Thursday, January 6, 2011

Hanging By a Thread

Cliffhanger
Director: Renny Harlin
Cast: Sylvester Stallone, John Lithgow, Janine Turner
Released: May 28, 1993

Oscar nominations:
Best Sound (lost to Jurassic Park)
Best Sound Effects Editing (lost to Jurassic Park)
Best Visual Effects (lost to Jurassic Park)
(Dang  those pesky dinosaurs!)



Would you believe that I've never seen Cliffhanger? Sure, I've seen parts of it on TV while flipping through the channels, so I know the basic plot of it, but I had never seen the entire thing in all it's R-rated glory until recently. The movie stars Stallone as Gabe, a fearless mountain climber who guides people up the mountains of Colorado. (If he's so good, why isn't he doing this on Everest?)

The opening begins with him on the top of a narrow peak where he's "just hanging around" with a couple of picks (my mountain climbing vocabulary is a little rusty) and he's just hanging upside down from a mountain 4,000 feet high in the air without any safety harness from what I can tell. Already I can sense something bad is going to happen. He's with Hal, another professional climber who also gives tours and Hal's girlfriend, Sarah, who has never been mountain climbing in her life. Uh-oh. Okay, why the hell would you bring someone who has never climbed a mountain to one of the most challenging mountain that you could possible climb? I want to know how she even got up there!

But she's having a grand old time and everyone is laughing and in good spirits. It's time to go home and the helicopter has landed at another peak about half a mile away (er, don't quote me on that, I'm really bad with measurements) where the pilot and Jess, Gabe's girlfriend, are waiting for them. They throw a wire to them and the climbers have to clip themselves to the wire and rappel across it and into the helicopter. Sounds easy enough. So Hal goes first and gets there safely. Then it's Sarah's turn. She's already scared enough, so you can imagine how much worse it got for her when she was halfway across the wire and her safety harness came undone and the only thing holding her up is a buckle that's gotten stuck. Uh-oh! What? Did her professional instructors forget to check her harness to make sure everything was secure? Isn't that the first rule in mountain climbing?

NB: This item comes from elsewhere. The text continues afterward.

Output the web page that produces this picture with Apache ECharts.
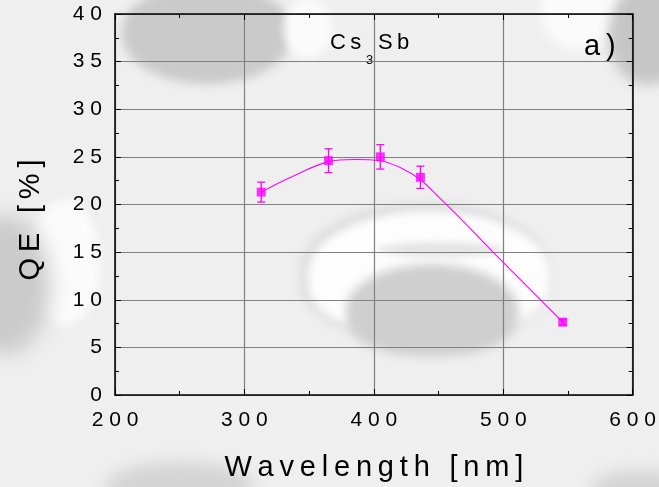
<!DOCTYPE html>
<html><head><meta charset="utf-8">
<script src="https://cdn.jsdelivr.net/npm/echarts@6/dist/echarts.min.js"></script>
<style>
html,body{margin:0;padding:0;background:#eeeeee;}
#wrap{position:relative;width:659px;height:487px;overflow:hidden;background:#efefef;}
.b{position:absolute;border-radius:50%;}
#chart{position:absolute;left:0;top:0;width:659px;height:487px;}
</style></head><body>
<div id="wrap">
  <div class="b" style="left:122px;top:-14px;width:170px;height:98px;background:#cacaca;filter:blur(5px);border-radius:45% 45% 50% 50%;"></div>
  <div class="b" style="left:284px;top:0px;width:48px;height:58px;background:#fbfbfb;filter:blur(5px);"></div>
  <div class="b" style="left:540px;top:-30px;width:80px;height:80px;background:#fbfbfb;filter:blur(6px);"></div>
  <div class="b" style="left:608px;top:-15px;width:80px;height:100px;background:#c6c6c6;filter:blur(6px);"></div>
  <div class="b" style="left:30px;top:200px;width:70px;height:125px;background:#fbfbfb;filter:blur(5px);"></div>
  <div class="b" style="left:-40px;top:215px;width:90px;height:140px;background:#cbcbcb;filter:blur(10px);"></div>
  <div class="b" style="left:300px;top:203px;width:250px;height:135px;background:#dcdcdc;filter:blur(5px);border-radius:50% 50% 40% 40%;"></div>
  <div class="b" style="left:308px;top:211px;width:242px;height:124px;background:#fdfdfd;filter:blur(4px);border-radius:50% 50% 40% 40%;"></div>
  <div class="b" style="left:378px;top:242px;width:125px;height:15px;background:#e4e4e4;filter:blur(3px);"></div>
  <div class="b" style="left:346px;top:264px;width:172px;height:92px;background:#cfcfcf;filter:blur(5px);border-radius:50% 50% 42% 42%;"></div>
  <div class="b" style="left:105px;top:462px;width:150px;height:50px;background:#d4d4d4;filter:blur(8px);"></div>
  <div class="b" style="left:590px;top:470px;width:100px;height:40px;background:#d4d4d4;filter:blur(8px);"></div>
  <div id="chart"></div>
</div>
<script>
// measured points
const wavelength = [313, 365, 405, 436, 546];
const qe = [21.3, 24.6, 25.0, 22.85, 7.65];
const qeErr = [1.05, 1.25, 1.28, 1.17, 0.3];
// fitted curve
const fitWavelength = [313, 335, 365, 385, 405, 420, 436, 450, 465, 490, 520, 546];
const fitQE = [21.3, 22.8, 24.5, 24.72, 24.6, 23.9, 22.6, 20.8, 18.8, 15.3, 11.2, 7.65];
// axes
const xMin = 200, xMax = 600, xStep = 100;
const yMin = 0, yMax = 40, yStep = 5;
const xTitle = 'Wavelength [nm]';
const yTitle = 'QE [%]';

const FONT = "'Liberation Sans', Arial, Helvetica, sans-serif";
const MAG = '#ff00ff';
const INK = '#000';
const spaced = s => String(s).split('').join(' ');
const thin = s => String(s).split('').join('\u2009');

const chart = echarts.init(document.getElementById('chart'), null, {renderer: 'canvas'});

const pts = wavelength.map((w, i) => [w, qe[i]]);
const errs = wavelength.map((w, i) => [w, qe[i], qeErr[i]]);
const fit = fitWavelength.map((w, i) => [w, fitQE[i]]);

const axisCommon = {
  type: 'value',
  axisLine: {show: true, onZero: false, lineStyle: {color: '#000', width: 1.5}},
  axisTick: {show: true, inside: true, length: 6, lineStyle: {color: '#000', width: 1}},
  minorTick: {show: true, splitNumber: 2, length: 4, lineStyle: {color: '#000', width: 1}},
  minorSplitLine: {show: false}
};

const option = {
  animation: false,
  backgroundColor: 'transparent',
  grid: {left: 115, right: 23, top: 14, bottom: 92, containLabel: false},
  xAxis: [
    Object.assign({}, axisCommon, {
      position: 'bottom', min: xMin, max: xMax, interval: xStep,
      splitLine: {show: true, lineStyle: {color: '#808080', width: 1.2}},
      axisLabel: {formatter: v => spaced(v), fontFamily: FONT, fontSize: 21, color: INK, margin: 15},
      name: thin(xTitle), nameLocation: 'middle', nameGap: 58,
      nameTextStyle: {fontFamily: FONT, fontSize: 29, color: INK}
    }),
    Object.assign({}, axisCommon, {
      position: 'top', min: xMin, max: xMax, interval: xStep,
      splitLine: {show: false}, axisLabel: {show: false}
    })
  ],
  yAxis: [
    Object.assign({}, axisCommon, {
      position: 'left', min: yMin, max: yMax, interval: yStep,
      splitLine: {show: true, lineStyle: {color: '#808080', width: 1.2}},
      axisLabel: {formatter: v => spaced(v), fontFamily: FONT, fontSize: 21, color: INK, margin: 13},
      name: thin(yTitle), nameLocation: 'middle', nameGap: 70,
      nameTextStyle: {fontFamily: FONT, fontSize: 29, color: INK, padding: [0, 31, 0, 0]}
    }),
    Object.assign({}, axisCommon, {
      position: 'right', min: yMin, max: yMax, interval: yStep,
      splitLine: {show: false}, axisLabel: {show: false}
    })
  ],
  graphic: [
    {type: 'text', x: 330, y: 32, style: {text: 'C\u2009s', font: '22px ' + FONT, fill: INK}},
    {type: 'text', x: 366, y: 54, style: {text: '3', font: '13px ' + FONT, fill: INK}},
    {type: 'text', x: 378, y: 32, style: {text: 'S\u2009b', font: '22px ' + FONT, fill: INK}},
    {type: 'text', x: 584, y: 32, style: {text: 'a\u2009)', font: '29px ' + FONT, fill: INK}}
  ],
  series: [
    {
      type: 'line', data: fit, smooth: 0.35, showSymbol: false, symbol: 'none',
      lineStyle: {color: MAG, width: 1.1}, z: 3
    },
    {
      type: 'custom', data: errs, z: 4,
      renderItem: (params, api) => {
        const x = api.value(0), y = api.value(1), e = api.value(2);
        const hi = api.coord([x, y + e]);
        const lo = api.coord([x, y - e]);
        const st = {stroke: MAG, lineWidth: 1.3};
        const cw = 4;
        return {type: 'group', children: [
          {type: 'line', shape: {x1: hi[0], y1: hi[1], x2: lo[0], y2: lo[1]}, style: st},
          {type: 'line', shape: {x1: hi[0] - cw, y1: hi[1], x2: hi[0] + cw, y2: hi[1]}, style: st},
          {type: 'line', shape: {x1: lo[0] - cw, y1: lo[1], x2: lo[0] + cw, y2: lo[1]}, style: st}
        ]};
      }
    },
    {
      type: 'scatter', data: pts, symbol: 'rect', symbolSize: 9,
      itemStyle: {color: MAG}, z: 5
    }
  ]
};
chart.setOption(option);
</script>
</body></html>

So Gabe goes out to try to save her, even though the wire isn't supposed to have all that weight on it and just as she's about to fall, she grabs her arm. I'm not sure how he plans to get her back to the other side, but it's a moot point anyway because his hand slips and she falls to her death.

Fast forward one year later. Still distraught over the death of Sarah and blaming himself, Gabe has not been back to those mountains. However, he must return, along with Hal, when they get a call that a group of people have become stranded and need help getting out. The group of people in question are the bad guys led by Lithgow. Their plane crashed in the mountain and they've lost a couple of suitcases with millions of dollars and now they need experienced mountain climbers who can find the suitcases for them.

Lithgow's Qualen has a British accent and I don't understand why they decided he needed to speak with an accent because his voice is so distinct already, so it sounds ridiculous everytime he talks. Nobody plays a bad guy better than John Lithgow. In fact, I mentioned in my review of Batman, that he was considered for the role of the Joker and I think he would have made a better one than Jack Nicholson. I still maintain that notion.

Why this movie wasn't nominted for a Best Original Screenplay, I'll never know! There were so many great quotable gems, most of them from Lithgow:

"You want to kill me? Well, take a ticket and get in line!"

"Let's see if your little angel really can fly!" (After he threatens to shove Gabe's girlfriend off the mountain).

"Kill a couple people and you're a murderer...kill a million and you're a conqueror!"

Lithgow: "You're a piece of work!"
Stallone: "And you're a piece of sh*t."

"It costs a fortune to heat this place!" (Gabe to Jess as he's burning the money to keep a fire going).

"He's the one 4,000 feet down wearing a helicopter." (Gabe referring to Qualen).

And I could go on and on. All of the bad guys end up getting their comeuppance, but probably the most notorious death was the guy Gabe impaled on a stalactite. (Stalagmite?) I just love how the bad guy was beating the crap out of Gabe and he was all tired and worn down, then miraculously got the strength to grab him, lift him over his head and impale him on the stalactite. Okaaaaay, movie.

Cliffhanger: probably one of the most unintentionally funny movies I've ever seen.

1 comment:

  1. This was nominated for Visual Effects? I wonder if they used CGI.